=== Material for this exercise ===

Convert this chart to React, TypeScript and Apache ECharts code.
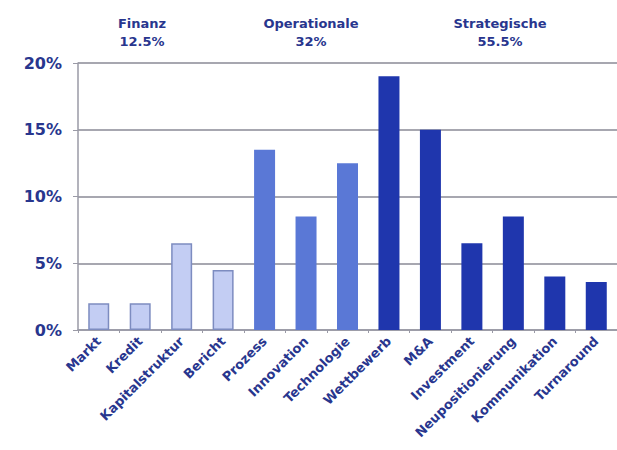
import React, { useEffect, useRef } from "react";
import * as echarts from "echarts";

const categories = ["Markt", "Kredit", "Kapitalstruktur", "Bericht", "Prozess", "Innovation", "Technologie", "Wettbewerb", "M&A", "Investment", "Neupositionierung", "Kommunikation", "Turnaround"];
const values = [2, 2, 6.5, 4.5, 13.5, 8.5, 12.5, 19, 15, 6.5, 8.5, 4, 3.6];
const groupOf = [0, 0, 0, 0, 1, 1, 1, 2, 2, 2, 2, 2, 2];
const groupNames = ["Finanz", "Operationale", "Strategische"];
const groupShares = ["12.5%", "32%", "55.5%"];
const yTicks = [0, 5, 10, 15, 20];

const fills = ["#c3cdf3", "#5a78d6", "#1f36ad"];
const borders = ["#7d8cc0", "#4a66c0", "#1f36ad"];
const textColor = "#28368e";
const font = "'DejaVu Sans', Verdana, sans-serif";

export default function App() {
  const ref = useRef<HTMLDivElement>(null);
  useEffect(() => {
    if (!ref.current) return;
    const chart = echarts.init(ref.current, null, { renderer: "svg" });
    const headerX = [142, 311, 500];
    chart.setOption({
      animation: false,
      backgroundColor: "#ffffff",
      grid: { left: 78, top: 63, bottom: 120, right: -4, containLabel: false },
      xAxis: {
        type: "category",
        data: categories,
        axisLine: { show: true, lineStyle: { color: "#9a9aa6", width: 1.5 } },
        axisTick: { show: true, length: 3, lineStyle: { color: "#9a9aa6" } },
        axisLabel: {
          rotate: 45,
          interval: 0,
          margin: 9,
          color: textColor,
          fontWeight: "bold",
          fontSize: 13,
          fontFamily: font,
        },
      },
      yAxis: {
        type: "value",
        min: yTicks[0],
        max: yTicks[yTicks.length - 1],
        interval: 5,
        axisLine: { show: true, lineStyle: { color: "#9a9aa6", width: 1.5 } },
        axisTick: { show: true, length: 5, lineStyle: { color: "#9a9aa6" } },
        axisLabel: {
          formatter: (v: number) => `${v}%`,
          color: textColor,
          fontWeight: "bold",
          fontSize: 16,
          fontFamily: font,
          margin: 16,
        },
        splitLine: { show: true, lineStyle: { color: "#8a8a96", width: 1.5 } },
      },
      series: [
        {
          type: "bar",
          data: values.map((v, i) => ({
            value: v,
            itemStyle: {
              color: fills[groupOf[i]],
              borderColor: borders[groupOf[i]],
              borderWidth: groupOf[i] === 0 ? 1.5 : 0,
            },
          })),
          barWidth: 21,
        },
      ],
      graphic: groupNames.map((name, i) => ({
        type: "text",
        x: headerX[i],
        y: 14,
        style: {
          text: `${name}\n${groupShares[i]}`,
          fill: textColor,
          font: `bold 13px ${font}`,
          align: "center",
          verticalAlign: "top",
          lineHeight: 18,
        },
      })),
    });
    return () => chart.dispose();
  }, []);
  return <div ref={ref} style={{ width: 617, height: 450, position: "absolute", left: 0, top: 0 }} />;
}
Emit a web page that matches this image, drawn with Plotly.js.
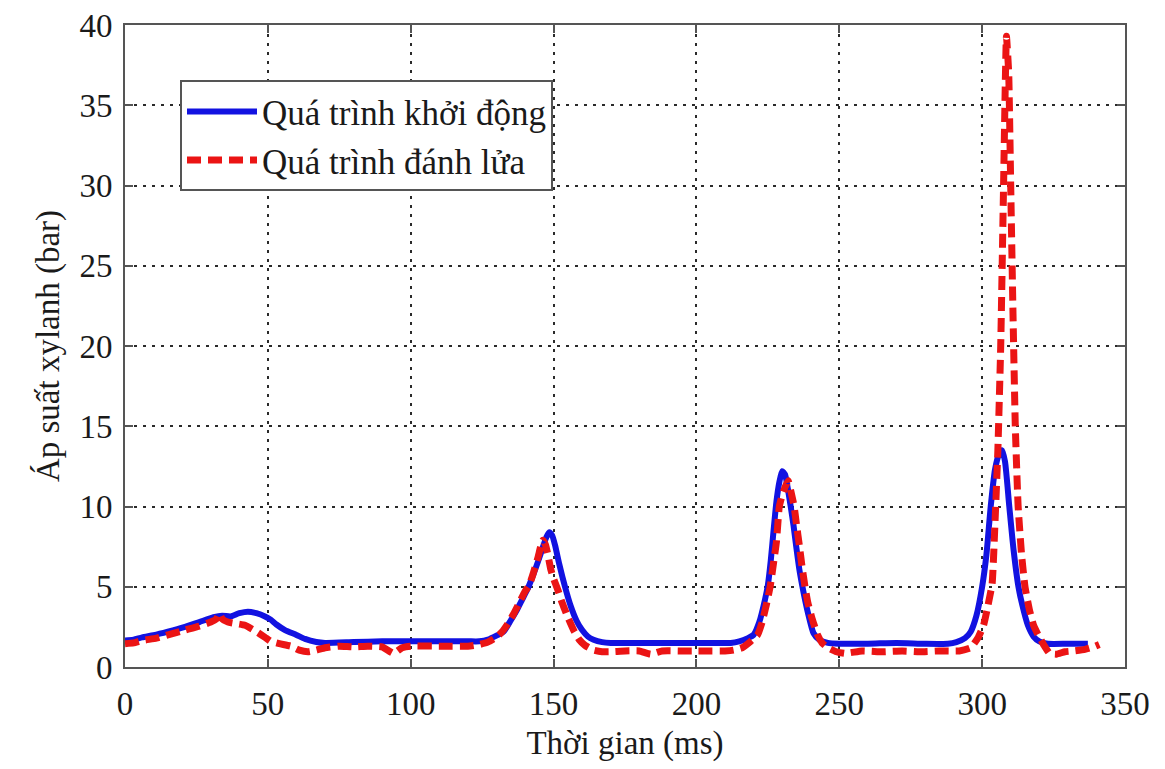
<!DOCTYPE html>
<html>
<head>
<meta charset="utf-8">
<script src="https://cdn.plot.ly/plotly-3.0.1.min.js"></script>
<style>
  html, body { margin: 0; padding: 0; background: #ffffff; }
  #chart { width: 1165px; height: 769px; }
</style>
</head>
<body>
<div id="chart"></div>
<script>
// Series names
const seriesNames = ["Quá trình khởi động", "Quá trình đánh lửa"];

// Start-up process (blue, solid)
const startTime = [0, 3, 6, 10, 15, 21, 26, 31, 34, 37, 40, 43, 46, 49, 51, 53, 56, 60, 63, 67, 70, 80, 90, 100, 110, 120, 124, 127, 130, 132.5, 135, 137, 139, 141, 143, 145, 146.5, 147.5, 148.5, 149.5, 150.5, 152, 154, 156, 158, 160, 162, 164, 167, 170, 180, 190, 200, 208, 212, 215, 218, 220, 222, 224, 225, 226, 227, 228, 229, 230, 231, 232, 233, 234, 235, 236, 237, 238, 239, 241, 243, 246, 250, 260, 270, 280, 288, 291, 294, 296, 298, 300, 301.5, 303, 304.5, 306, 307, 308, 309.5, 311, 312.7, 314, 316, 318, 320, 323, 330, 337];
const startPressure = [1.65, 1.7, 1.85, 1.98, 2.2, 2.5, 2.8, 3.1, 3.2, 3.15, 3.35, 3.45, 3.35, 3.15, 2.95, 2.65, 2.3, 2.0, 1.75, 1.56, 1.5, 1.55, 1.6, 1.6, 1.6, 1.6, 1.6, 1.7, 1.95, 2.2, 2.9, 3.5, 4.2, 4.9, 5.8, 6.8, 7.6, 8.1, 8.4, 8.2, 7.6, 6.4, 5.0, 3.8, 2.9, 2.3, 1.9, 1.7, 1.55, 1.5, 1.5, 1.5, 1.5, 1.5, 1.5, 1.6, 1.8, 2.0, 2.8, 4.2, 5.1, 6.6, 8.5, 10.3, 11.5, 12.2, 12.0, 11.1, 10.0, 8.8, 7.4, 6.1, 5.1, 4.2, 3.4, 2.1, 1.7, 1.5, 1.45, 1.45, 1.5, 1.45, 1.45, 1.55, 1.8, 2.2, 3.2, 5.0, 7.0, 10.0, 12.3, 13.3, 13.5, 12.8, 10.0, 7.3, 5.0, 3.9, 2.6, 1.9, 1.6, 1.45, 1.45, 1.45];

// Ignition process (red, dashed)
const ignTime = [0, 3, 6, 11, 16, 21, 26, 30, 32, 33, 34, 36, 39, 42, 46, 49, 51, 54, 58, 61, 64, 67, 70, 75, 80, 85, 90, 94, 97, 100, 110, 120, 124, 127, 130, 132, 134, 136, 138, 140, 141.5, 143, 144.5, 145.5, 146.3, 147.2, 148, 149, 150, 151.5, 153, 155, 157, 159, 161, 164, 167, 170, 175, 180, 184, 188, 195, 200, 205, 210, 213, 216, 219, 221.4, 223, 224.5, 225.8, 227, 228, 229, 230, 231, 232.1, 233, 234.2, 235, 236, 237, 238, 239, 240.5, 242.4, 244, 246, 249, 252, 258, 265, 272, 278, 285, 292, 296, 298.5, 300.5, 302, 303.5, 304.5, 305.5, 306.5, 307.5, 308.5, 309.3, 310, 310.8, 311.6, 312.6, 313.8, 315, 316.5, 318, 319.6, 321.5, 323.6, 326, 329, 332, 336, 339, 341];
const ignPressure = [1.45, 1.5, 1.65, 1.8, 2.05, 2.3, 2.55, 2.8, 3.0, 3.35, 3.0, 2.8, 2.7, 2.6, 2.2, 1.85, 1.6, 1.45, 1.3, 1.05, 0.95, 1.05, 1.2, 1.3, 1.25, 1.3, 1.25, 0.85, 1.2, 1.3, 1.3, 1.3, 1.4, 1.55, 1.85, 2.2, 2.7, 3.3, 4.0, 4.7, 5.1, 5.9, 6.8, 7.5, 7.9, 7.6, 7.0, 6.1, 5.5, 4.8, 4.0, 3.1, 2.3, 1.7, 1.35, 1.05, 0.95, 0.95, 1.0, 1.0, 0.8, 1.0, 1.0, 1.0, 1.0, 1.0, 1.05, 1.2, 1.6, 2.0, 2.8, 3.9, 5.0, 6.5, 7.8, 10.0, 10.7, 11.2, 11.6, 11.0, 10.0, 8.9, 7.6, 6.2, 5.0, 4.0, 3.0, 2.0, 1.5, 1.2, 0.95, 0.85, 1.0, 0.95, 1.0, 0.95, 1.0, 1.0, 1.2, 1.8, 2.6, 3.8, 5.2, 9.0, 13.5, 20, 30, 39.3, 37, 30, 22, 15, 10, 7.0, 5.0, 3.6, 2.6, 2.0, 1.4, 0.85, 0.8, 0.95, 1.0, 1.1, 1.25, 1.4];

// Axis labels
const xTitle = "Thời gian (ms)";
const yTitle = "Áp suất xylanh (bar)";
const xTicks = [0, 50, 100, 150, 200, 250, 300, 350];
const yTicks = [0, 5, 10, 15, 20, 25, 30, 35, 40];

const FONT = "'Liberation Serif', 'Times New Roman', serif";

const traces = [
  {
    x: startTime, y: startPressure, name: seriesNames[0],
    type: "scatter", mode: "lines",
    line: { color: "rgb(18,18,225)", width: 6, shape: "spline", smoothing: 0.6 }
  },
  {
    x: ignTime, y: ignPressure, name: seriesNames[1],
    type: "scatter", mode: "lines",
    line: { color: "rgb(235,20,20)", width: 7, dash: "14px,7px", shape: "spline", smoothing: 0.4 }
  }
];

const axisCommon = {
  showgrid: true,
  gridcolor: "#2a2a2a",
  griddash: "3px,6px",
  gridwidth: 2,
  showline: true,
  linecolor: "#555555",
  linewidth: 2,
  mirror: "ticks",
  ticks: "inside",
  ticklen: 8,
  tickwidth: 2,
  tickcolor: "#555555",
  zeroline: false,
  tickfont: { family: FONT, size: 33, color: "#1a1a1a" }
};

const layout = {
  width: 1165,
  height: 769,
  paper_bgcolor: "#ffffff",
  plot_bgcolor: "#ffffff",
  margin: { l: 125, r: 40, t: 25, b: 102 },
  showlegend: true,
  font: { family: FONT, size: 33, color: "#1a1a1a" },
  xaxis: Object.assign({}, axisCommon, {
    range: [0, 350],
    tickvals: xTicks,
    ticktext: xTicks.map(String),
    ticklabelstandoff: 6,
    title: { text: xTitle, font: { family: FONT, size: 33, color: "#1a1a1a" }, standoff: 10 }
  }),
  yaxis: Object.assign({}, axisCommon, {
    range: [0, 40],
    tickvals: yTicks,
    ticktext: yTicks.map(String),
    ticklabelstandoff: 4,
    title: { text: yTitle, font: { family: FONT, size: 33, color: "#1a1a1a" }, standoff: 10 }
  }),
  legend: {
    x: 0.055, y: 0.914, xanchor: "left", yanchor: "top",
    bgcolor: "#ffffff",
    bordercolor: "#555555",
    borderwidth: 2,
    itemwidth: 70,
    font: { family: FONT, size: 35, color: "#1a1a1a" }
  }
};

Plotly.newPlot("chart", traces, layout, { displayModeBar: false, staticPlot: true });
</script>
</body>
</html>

===
=== Material for this exercise ===

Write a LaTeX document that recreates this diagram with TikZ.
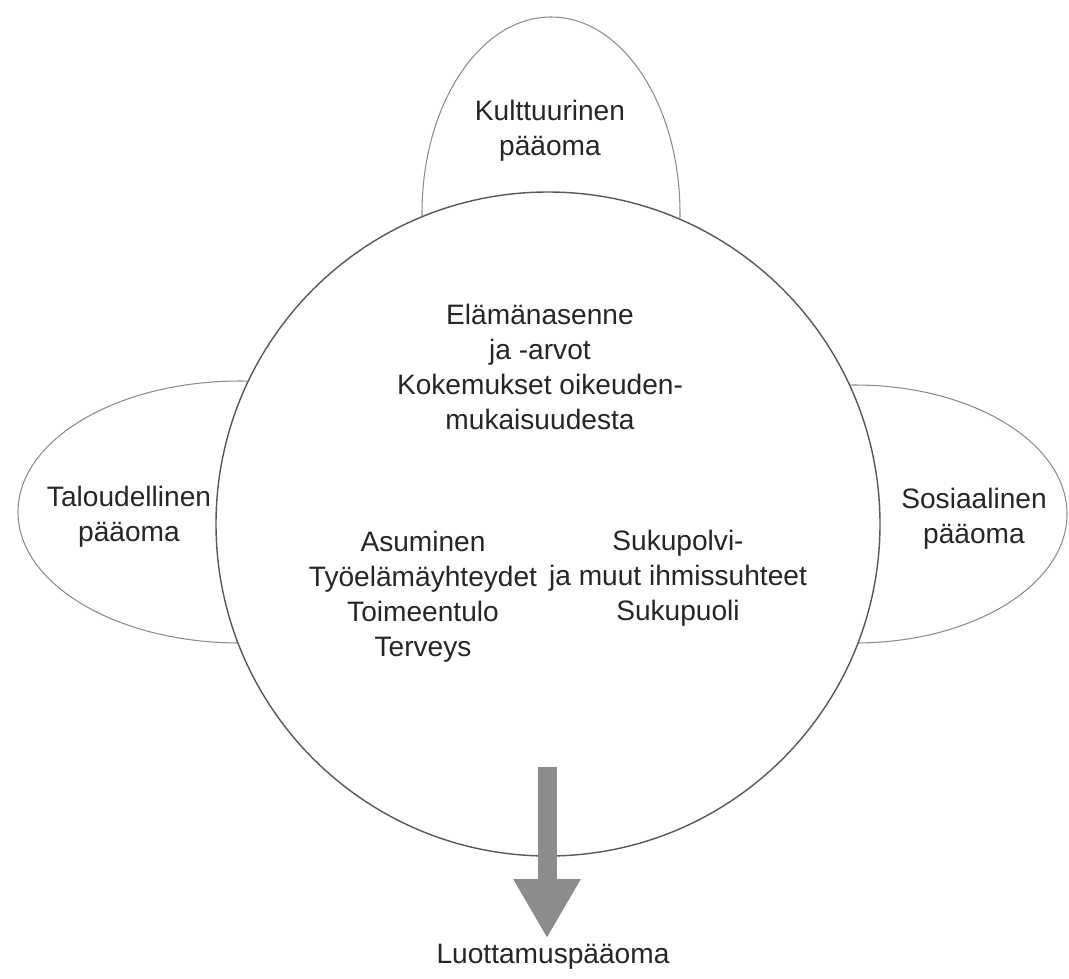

===

Work to do:
Copy only the lines above from the one containing "Convert this chart" through the one containing "import * as", both included. Leave out the pictures.

Solution for this task:
Convert this chart to React, TypeScript and Apache ECharts code.
import React, { useEffect, useRef } from "react";
import * as echarts from "echarts";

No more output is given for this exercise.